Yikes! Are we really consigning the ancient Greeks and everyone without calculus to not be able to understand the definition for a tangent?! Somehow, calculus oughtn't to make us forget geometry.
Don't we have a notion that a line is tangent to a curve if it approaches the curve, intersects with it just barely, and then "glances" off? More formally: Line L is tangent to curve C at point P if both C and L pass through P and there exists a circle B about P such that no pair of points of C within P lie on opposite sides of L (In other words, in a local neighborhood around P, all of C's points lie on the same side of L). "Pass through" ensures that P is not isolated on C.
Something like: C passes through P if for every circle B' around P contained in B, there is a line L' through P such that there are at least two points of C - P in B' on opposite sides of L'. Calling y=0 tangent to y=x³ comes from taking parts of two curves (such as -|x³| and |x³|) whose tangents agree at a given point but where the concavity flips. I have always been unhappy with calling this line tangent when it clearly isn't.
Also, by my definition, lines are tangent to themselves, and any line through (0,0) whose slope was <= 1 would be a tangent to y=|x|.
Actually, it's more like a continuum of lines, given that the "moving" point has a continuous set of positions leading up to the limit. Don't get me wrong...I know what's meant by the definition. I just can't think of a rigorous definition of such a limit, offhand.
I'd like to point out that there is more than one kind of tangent. The original definition only applied to circles: "A tangent line intersects the circle at just one point." That's easily extended to arbitrary convex closed curves by adding ", if and only if it is the only line to do so." to the end; but I'm not so sure the addition is all that desirable.
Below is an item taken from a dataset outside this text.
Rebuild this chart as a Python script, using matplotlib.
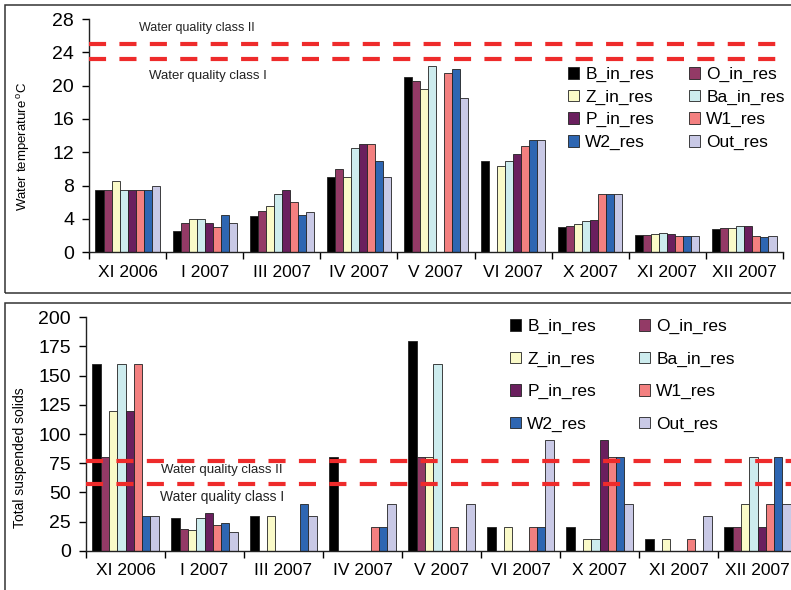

I see no particular problem with a convex polygon having multiple "tangents" at the vertices. The reason I bring this up: It seems to me that "tangent" is a geometric concept and ought to have a geometric definition. Analytic geometry is fine, but it's tied to a coordinate system.
The tangent line that I imaging when somebody says "tangent line" is independent of any coordinate system and doesn't blow up just because dy/dx may not be defined in the some coordinate system that's in use. Mind you, I'd *use* the calculus version in practice. I certainly wouldn't want to do an "existence and uniqueness" proof every time I solved for a tangent line--which is what the convex-curve tangent above requires.
I just like definitions to be rooted somewhere, without wandering off into possible circularity. "What's a tangent?" "Thats the line with the same derivative." "Okay, but what's a derivative?" "Oh, that's the slope of the tangent line." Edit: siamese_scythe has an acceptable definition for the limit of a secant lines, which will work so long as the curve doesn't intersect itself.
Or, at least not in some neighborhood of the point of tangency. I'm still voting for that answer. Quadrillerator has an undeserved thumbs-down.
There are problems, (like which side of the straight line are the points of the straight line on?) but ones that can be cleared up. Rakesh Dubey also offers a "pure tangent" idea that's interesting. From Merriam-Webster's 11th Collegiate Dictionary, "tangent" derives from the Latin tangere: "to touch".
That fits with the definition from Euclid, Book III, Defintion 2: A straight line is said to touch a circle, when meeting it and being produced does not cut it. Google Books has a digitized copy of a 1765 edit of an early translation. Page 450-451 contain remarks about how this definition is deficient for the idea of a tangent for curves other than conic sections.
http://books.google.com/books?id=kT44AAA... One of the points mentioned there is the same as Rakesh Dubey's "local tangent that is still a secant" idea, that the straight line can, in fact, just touch a curve in one place and yet cut it in another. The tangent to a circle has a few useful properies: 1. It intersects the circle at a single point.
2. The remaining points of the tangent line are all outside the circle. (i.e.
The tangent line does not "cut" the circle.) 3. The direction of the line is the same as the "instantaneous" direction of the circle at the point of tangency. Euclid specifies properties 1 and 2 in his definition for circles, while calculus specifies property 3.
You can't have all three for a general smooth curve. For a calculus definition, I like the vector calculus approach. A curve is defined by parmetrization using the vector R(t) = (x(t), y(t)), where x and y are continuous, piecewise differentiable functions of t, and |R'(t)| is nonzero wherever both x'(t) and y'(t) exist.
Then the tangent at some point R_0 = R(t0) is the line through R_0 with the direction given by R'(t0). If R'(t) is undefined at t0, there is no tangent defined by R at t=t0. That last remark is a nod to Rita the Dog, who pointed out the problem of self intersecting curves.
A simple example is a figure-8 that crosses itself at right angles. One parametrization may go smoothly around the curve, with well-defined tangents everywhere, including two different ones at the intersection point. Another my take right-angled turns at the intersection, and produce no definition of either tangent at the intersection.
It's messy, but it does avoid the problem of vertical tangents.